Вначале носили воду, я даже один раз попил, хотя на тот момент вообще не хотел. Потом в следующие дни очень хотелось пить. Только один раз нам кинули мокрые тряпки. Я очень просил у девочки рядом, хотел приложиться к тряпке, но она не дала.
По террористам было видно, что они пришли сюда умереть. Шахидка мне дала сухофрукты. Известно, что одна из смертниц взорвалась. Не знаю, та ли, которая меня кормила. Я лично думаю, что женщина просто не хотела детей убивать, поэтому взорвалась.
Еще был один террорист, он немного знал осетинский.

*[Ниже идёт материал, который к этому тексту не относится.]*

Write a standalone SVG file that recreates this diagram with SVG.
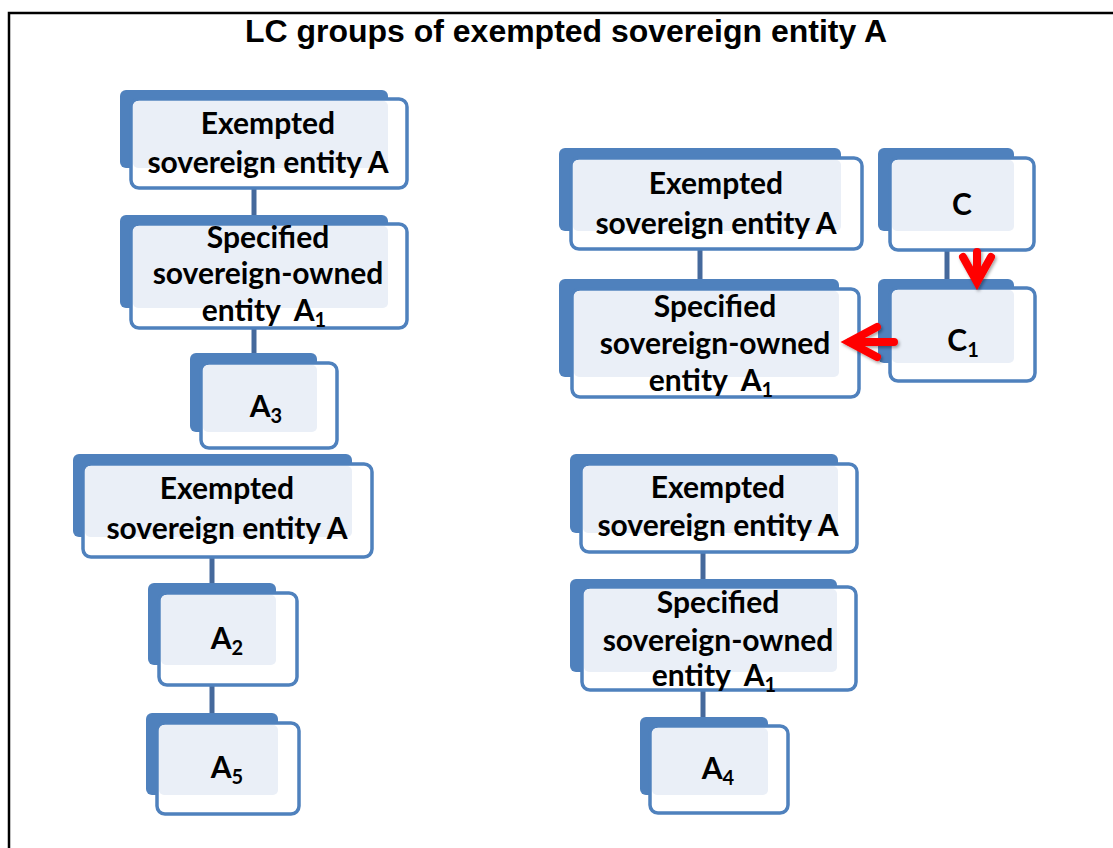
<svg xmlns="http://www.w3.org/2000/svg" width="1113" height="848" viewBox="0 0 1113 848">
<style>
.back{fill:#4F81BD}
.front{fill:#FFFFFF;stroke:#4F81BD;stroke-width:3.5}
.light{fill:#EAEFF7}
.lbl{font-family:Lato,"Open Sans","Liberation Sans",sans-serif;font-weight:bold;font-size:30px;fill:#000;text-anchor:middle}
.sub{font-size:20px}
.conn{stroke:#45699C;stroke-width:5;fill:none}
.red{stroke:#FF0000;stroke-width:8;fill:none;stroke-linecap:round;stroke-linejoin:miter}
.title{font-family:"Liberation Sans",Arial,sans-serif;font-weight:bold;font-size:31px;fill:#000;text-anchor:middle}
</style>
<defs>
<filter id="sh" x="-30%" y="-30%" width="160%" height="160%">
<feDropShadow dx="1.5" dy="2" stdDeviation="1.5" flood-color="#000" flood-opacity="0.35"/>
</filter>
</defs>
<rect x="0" y="0" width="1113" height="848" fill="#FFFFFF"/>
<path d="M9 848 V13 H1113" fill="none" stroke="#000" stroke-width="2.5"/>
<text class="title" x="566" y="42" textLength="642" lengthAdjust="spacingAndGlyphs">LC groups of exempted sovereign entity A</text>

<g id="connectors">
<line class="conn" x1="254" y1="186" x2="254" y2="216"/>
<line class="conn" x1="254" y1="326" x2="254" y2="354"/>
<line class="conn" x1="212" y1="555" x2="212" y2="584"/>
<line class="conn" x1="212" y1="683" x2="212" y2="714"/>
<line class="conn" x1="700" y1="247" x2="700" y2="280"/>
<line class="conn" x1="947" y1="248" x2="947" y2="280"/>
<line class="conn" x1="703" y1="550" x2="703" y2="580"/>
<line class="conn" x1="703" y1="688" x2="703" y2="718"/>
</g>

<g id="node-A-top">
<rect class="back" x="120" y="90" width="268" height="78" rx="6"/>
<rect class="front" x="131" y="99" width="276" height="89" rx="8"/>
<rect class="light" x="133" y="101" width="255" height="67" rx="5"/>
<text class="lbl" x="268" y="134">Exempted</text>
<text class="lbl" x="268" y="173">sovereign entity A</text>
</g>

<g id="node-A1-left">
<rect class="back" x="120" y="215" width="268" height="93" rx="6"/>
<rect class="front" x="131" y="224" width="276" height="104" rx="8"/>
<rect class="light" x="133" y="226" width="255" height="82" rx="5"/>
<text class="lbl" x="268" y="248">Specified</text>
<text class="lbl" x="268" y="284">sovereign-owned</text>
<text class="lbl" x="264" y="321" xml:space="preserve">entity  A<tspan class="sub" dy="6">1</tspan></text>
</g>

<g id="node-A3">
<rect class="back" x="190" y="353" width="127" height="79" rx="6"/>
<rect class="front" x="201" y="363" width="136" height="85" rx="8"/>
<rect class="light" x="203" y="365" width="114" height="67" rx="5"/>
<text class="lbl" x="266" y="417">A<tspan class="sub" dy="6">3</tspan></text>
</g>

<g id="node-A-mid">
<rect class="back" x="73" y="454" width="279" height="83" rx="6"/>
<rect class="front" x="83" y="464" width="289" height="93" rx="8"/>
<rect class="light" x="85" y="466" width="267" height="71" rx="5"/>
<text class="lbl" x="227" y="499">Exempted</text>
<text class="lbl" x="227" y="539">sovereign entity A</text>
</g>

<g id="node-A2">
<rect class="back" x="148" y="583" width="128" height="82" rx="6"/>
<rect class="front" x="159" y="593" width="138" height="92" rx="8"/>
<rect class="light" x="161" y="595" width="115" height="70" rx="5"/>
<text class="lbl" x="227" y="649">A<tspan class="sub" dy="6">2</tspan></text>
</g>

<g id="node-A5">
<rect class="back" x="146" y="713" width="132" height="82" rx="6"/>
<rect class="front" x="157" y="723" width="142" height="91" rx="8"/>
<rect class="light" x="159" y="725" width="119" height="70" rx="5"/>
<text class="lbl" x="227" y="778">A<tspan class="sub" dy="6">5</tspan></text>
</g>

<g id="node-A-right">
<rect class="back" x="559" y="148" width="282" height="83" rx="6"/>
<rect class="front" x="571" y="158" width="291" height="91" rx="8"/>
<rect class="light" x="573" y="160" width="268" height="71" rx="5"/>
<text class="lbl" x="716" y="194">Exempted</text>
<text class="lbl" x="716" y="234">sovereign entity A</text>
</g>

<g id="node-A1-right">
<rect class="back" x="559" y="279" width="280" height="98" rx="6"/>
<rect class="front" x="572" y="289" width="287" height="108" rx="8"/>
<rect class="light" x="574" y="291" width="265" height="86" rx="5"/>
<text class="lbl" x="715" y="317">Specified</text>
<text class="lbl" x="715" y="354">sovereign-owned</text>
<text class="lbl" x="711" y="391" xml:space="preserve">entity  A<tspan class="sub" dy="6">1</tspan></text>
</g>

<g id="node-C">
<rect class="back" x="878" y="148" width="136" height="83" rx="6"/>
<rect class="front" x="890" y="158" width="144" height="92" rx="8"/>
<rect class="light" x="892" y="160" width="122" height="71" rx="5"/>
<text class="lbl" x="962" y="215">C</text>
</g>

<g id="node-C1">
<rect class="back" x="878" y="279" width="136" height="84" rx="6"/>
<rect class="front" x="890" y="288" width="145" height="93" rx="8"/>
<rect class="light" x="892" y="290" width="122" height="73" rx="5"/>
<text class="lbl" x="963" y="351">C<tspan class="sub" dy="6">1</tspan></text>
</g>

<g id="node-A-bottom">
<rect class="back" x="570" y="454" width="268" height="79" rx="6"/>
<rect class="front" x="581" y="464" width="276" height="88" rx="8"/>
<rect class="light" x="583" y="466" width="255" height="67" rx="5"/>
<text class="lbl" x="718" y="498">Exempted</text>
<text class="lbl" x="718" y="536">sovereign entity A</text>
</g>

<g id="node-A1-bottom">
<rect class="back" x="570" y="579" width="267" height="93" rx="6"/>
<rect class="front" x="582" y="587" width="274" height="103" rx="8"/>
<rect class="light" x="584" y="589" width="253" height="83" rx="5"/>
<text class="lbl" x="718" y="613">Specified</text>
<text class="lbl" x="718" y="651">sovereign-owned</text>
<text class="lbl" x="714" y="686" xml:space="preserve">entity  A<tspan class="sub" dy="6">1</tspan></text>
</g>

<g id="node-A4">
<rect class="back" x="640" y="717" width="128" height="78" rx="6"/>
<rect class="front" x="650" y="726" width="138" height="87" rx="8"/>
<rect class="light" x="652" y="728" width="116" height="67" rx="5"/>
<text class="lbl" x="718" y="779">A<tspan class="sub" dy="6">4</tspan></text>
</g>

<g id="red-arrows" filter="url(#sh)">
<path class="red" d="M977 252 V280"/>
<path class="red" d="M963 257 L977 282 L991 257"/>
<path class="red" d="M894 342 H850"/>
<path class="red" d="M877 327 L849 342 L877 357"/>
</g>
</svg>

Мой одноклассник постоянно просил его отпустить, и этот человек успокаивал: «Вас отпустят, не переживай. Всё будет нормально».
Жестокие тоже были. Женщина-заложница пыталась поговорить с одним, он прямо на нее нацелил оружие, целился ей прямо в голову. Она взяла дуло рукой и говорит: «Стреляй!». Он убрал оружие.
Он с нами
Вначале я очень надеялся на спасение, молился Богу. Когда жажда начала одолевать, я просто ждал конца. На третий день случился взрыв. Мы с братом были недалеко друг от друга, но не вместе.
Я практически ничего не помню после взрыва. Помню только голос мамы в скорой помощи. Папа говорил, что я рассказывал, как видел оторванные конечности, но этого я тоже не помню.
Потом узнал, что во время взрыва брат погиб.
Мои родители очень тяжело это переживали. Ушли в себя. У меня была младшая сестра Диана. Она тогда еще не ходила в школу. После трагедии ей стали уделять очень мало внимания. Мне всегда было очень жалко ее, она ведь была совсем маленькая.
После теракта мама родила еще двух девочек — Ангелину и Милану. Их появление как раз и помогло всем нам снова встать на ноги. Брата мы никогда не забываем. Все его дни рождения справляем. После трагедии нам все помогали: и Россия, и весь мир.
Многих после теракта несколько лет мучило чувство ненависти. Только со временем можно было понять, что у терроризма нет национальности. Терроризм не лечится. Это уже не люди.